INFORMATION PROVIDED:
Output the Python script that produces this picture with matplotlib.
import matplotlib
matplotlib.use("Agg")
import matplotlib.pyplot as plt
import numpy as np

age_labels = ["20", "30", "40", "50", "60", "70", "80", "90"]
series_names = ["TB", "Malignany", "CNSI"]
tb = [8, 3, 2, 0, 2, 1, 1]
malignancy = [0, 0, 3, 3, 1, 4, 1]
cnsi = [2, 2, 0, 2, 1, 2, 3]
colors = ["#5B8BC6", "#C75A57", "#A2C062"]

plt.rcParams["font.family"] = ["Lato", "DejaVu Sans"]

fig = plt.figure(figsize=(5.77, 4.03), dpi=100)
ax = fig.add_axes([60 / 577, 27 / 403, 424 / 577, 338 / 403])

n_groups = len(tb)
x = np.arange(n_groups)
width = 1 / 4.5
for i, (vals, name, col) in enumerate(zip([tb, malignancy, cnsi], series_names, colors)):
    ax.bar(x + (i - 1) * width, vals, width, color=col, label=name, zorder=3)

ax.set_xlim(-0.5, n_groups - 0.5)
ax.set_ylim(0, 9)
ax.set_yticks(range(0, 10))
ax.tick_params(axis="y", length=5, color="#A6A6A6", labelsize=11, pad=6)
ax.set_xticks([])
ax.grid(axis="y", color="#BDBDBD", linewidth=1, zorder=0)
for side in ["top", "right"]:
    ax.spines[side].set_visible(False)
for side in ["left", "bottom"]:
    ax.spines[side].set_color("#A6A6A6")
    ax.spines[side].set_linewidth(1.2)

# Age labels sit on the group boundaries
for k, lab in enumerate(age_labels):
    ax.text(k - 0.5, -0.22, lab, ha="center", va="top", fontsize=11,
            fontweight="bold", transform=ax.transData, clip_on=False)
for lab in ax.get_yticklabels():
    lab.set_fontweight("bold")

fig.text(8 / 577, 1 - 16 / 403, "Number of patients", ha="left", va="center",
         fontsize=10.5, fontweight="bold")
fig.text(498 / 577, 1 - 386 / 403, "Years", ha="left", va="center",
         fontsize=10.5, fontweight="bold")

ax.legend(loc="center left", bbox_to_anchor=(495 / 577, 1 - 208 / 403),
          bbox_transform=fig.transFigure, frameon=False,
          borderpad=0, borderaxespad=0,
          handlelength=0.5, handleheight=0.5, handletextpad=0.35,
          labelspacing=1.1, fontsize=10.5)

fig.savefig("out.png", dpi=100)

--

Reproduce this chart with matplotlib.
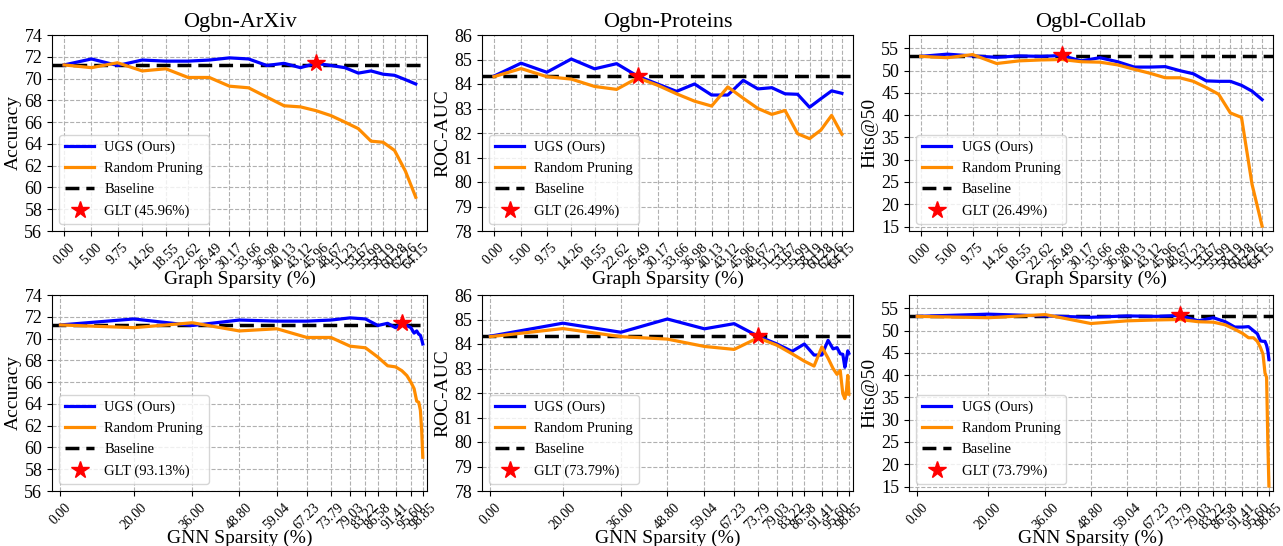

---

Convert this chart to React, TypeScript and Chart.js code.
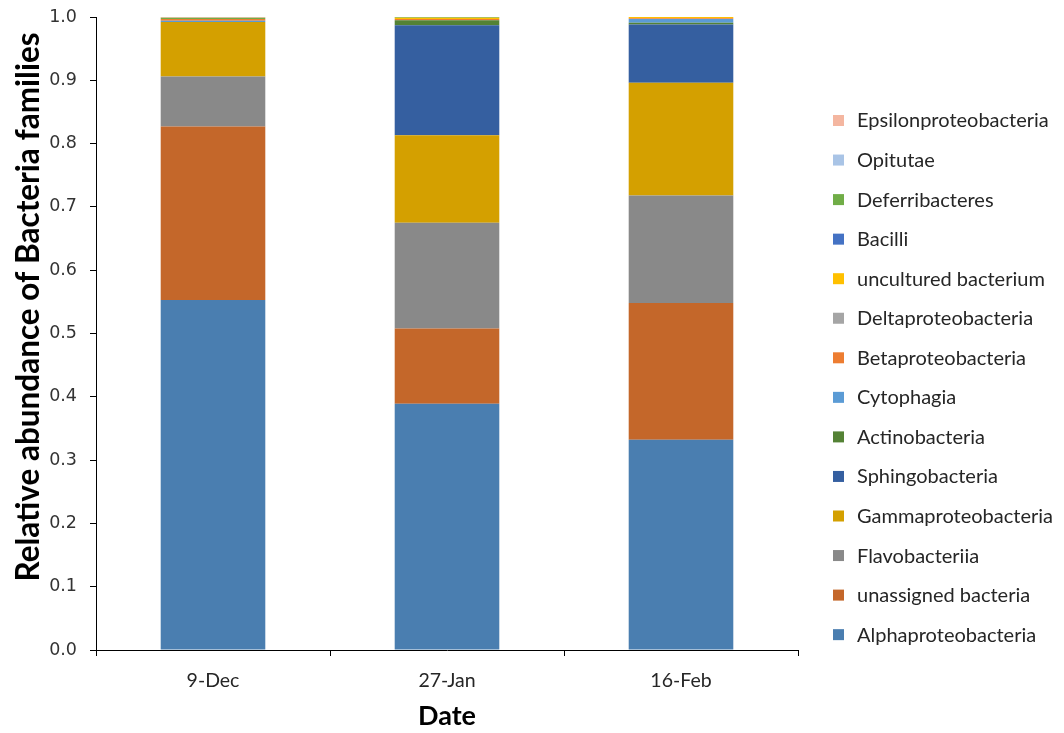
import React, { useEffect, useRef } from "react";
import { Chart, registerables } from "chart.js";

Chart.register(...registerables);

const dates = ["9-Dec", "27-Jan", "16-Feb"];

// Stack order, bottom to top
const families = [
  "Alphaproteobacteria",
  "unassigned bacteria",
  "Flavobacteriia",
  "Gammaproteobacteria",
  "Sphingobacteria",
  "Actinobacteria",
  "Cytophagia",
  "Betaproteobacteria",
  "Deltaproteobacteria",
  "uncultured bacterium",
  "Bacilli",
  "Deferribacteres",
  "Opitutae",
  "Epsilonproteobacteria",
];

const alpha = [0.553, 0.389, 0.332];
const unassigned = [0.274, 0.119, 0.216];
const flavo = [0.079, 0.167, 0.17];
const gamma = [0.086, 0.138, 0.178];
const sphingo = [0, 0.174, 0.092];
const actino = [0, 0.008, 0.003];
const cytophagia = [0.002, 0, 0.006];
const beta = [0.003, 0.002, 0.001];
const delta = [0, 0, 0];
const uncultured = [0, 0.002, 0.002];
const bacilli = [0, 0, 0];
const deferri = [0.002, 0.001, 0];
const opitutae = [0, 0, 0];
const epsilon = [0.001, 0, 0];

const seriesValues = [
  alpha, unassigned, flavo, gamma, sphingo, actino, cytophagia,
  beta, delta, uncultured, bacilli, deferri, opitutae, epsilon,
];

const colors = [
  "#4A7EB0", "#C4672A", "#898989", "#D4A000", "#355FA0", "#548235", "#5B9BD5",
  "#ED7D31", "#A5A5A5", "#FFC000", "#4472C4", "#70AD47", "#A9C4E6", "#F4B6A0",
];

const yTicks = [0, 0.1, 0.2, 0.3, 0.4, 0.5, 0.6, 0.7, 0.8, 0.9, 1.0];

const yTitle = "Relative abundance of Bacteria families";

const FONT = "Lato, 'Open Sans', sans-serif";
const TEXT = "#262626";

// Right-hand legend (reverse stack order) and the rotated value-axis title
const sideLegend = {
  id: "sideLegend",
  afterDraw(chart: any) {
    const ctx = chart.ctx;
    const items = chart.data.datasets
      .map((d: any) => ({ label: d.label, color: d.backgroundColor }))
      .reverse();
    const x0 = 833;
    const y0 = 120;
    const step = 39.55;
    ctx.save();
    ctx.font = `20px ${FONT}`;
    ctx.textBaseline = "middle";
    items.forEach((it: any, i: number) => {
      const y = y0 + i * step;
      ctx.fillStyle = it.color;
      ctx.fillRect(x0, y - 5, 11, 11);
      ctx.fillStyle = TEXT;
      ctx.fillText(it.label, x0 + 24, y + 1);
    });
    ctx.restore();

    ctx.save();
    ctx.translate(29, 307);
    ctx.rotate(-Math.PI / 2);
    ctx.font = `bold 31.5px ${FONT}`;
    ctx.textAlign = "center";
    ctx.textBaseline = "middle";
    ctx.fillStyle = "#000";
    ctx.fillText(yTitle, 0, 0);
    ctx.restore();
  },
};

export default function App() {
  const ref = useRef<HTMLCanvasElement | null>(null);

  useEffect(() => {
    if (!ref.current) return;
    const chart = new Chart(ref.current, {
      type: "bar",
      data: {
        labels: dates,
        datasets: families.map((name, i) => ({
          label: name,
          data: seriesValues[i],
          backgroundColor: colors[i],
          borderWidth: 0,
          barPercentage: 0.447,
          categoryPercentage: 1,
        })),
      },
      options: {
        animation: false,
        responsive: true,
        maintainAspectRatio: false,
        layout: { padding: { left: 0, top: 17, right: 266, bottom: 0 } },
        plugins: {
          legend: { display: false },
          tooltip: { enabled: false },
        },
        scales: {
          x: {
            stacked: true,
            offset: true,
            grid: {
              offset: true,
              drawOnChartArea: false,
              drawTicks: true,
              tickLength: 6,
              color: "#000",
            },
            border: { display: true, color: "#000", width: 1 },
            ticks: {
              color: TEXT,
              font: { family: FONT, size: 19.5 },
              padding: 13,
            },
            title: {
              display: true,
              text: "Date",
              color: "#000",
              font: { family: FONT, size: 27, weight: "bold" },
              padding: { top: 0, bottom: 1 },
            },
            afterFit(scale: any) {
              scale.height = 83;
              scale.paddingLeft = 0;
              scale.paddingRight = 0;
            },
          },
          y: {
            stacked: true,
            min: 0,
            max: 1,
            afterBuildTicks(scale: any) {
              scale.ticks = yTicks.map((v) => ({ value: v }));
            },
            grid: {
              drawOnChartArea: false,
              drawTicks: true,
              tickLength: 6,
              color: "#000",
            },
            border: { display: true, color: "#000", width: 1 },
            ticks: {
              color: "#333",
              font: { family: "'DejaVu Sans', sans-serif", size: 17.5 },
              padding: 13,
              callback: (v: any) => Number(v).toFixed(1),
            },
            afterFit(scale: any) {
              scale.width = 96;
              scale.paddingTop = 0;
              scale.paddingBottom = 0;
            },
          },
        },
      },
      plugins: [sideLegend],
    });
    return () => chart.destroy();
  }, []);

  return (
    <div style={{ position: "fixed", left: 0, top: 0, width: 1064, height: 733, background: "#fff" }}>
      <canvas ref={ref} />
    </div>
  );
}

WRITTEN TASK: From the line with "Output the Python" through the line with "import numpy as np", set down every line exactly and nothing besides.

TASK SOLUTION:
Output the Python script that produces this picture with matplotlib.
import matplotlib
matplotlib.use("Agg")
import matplotlib.pyplot as plt
import numpy as np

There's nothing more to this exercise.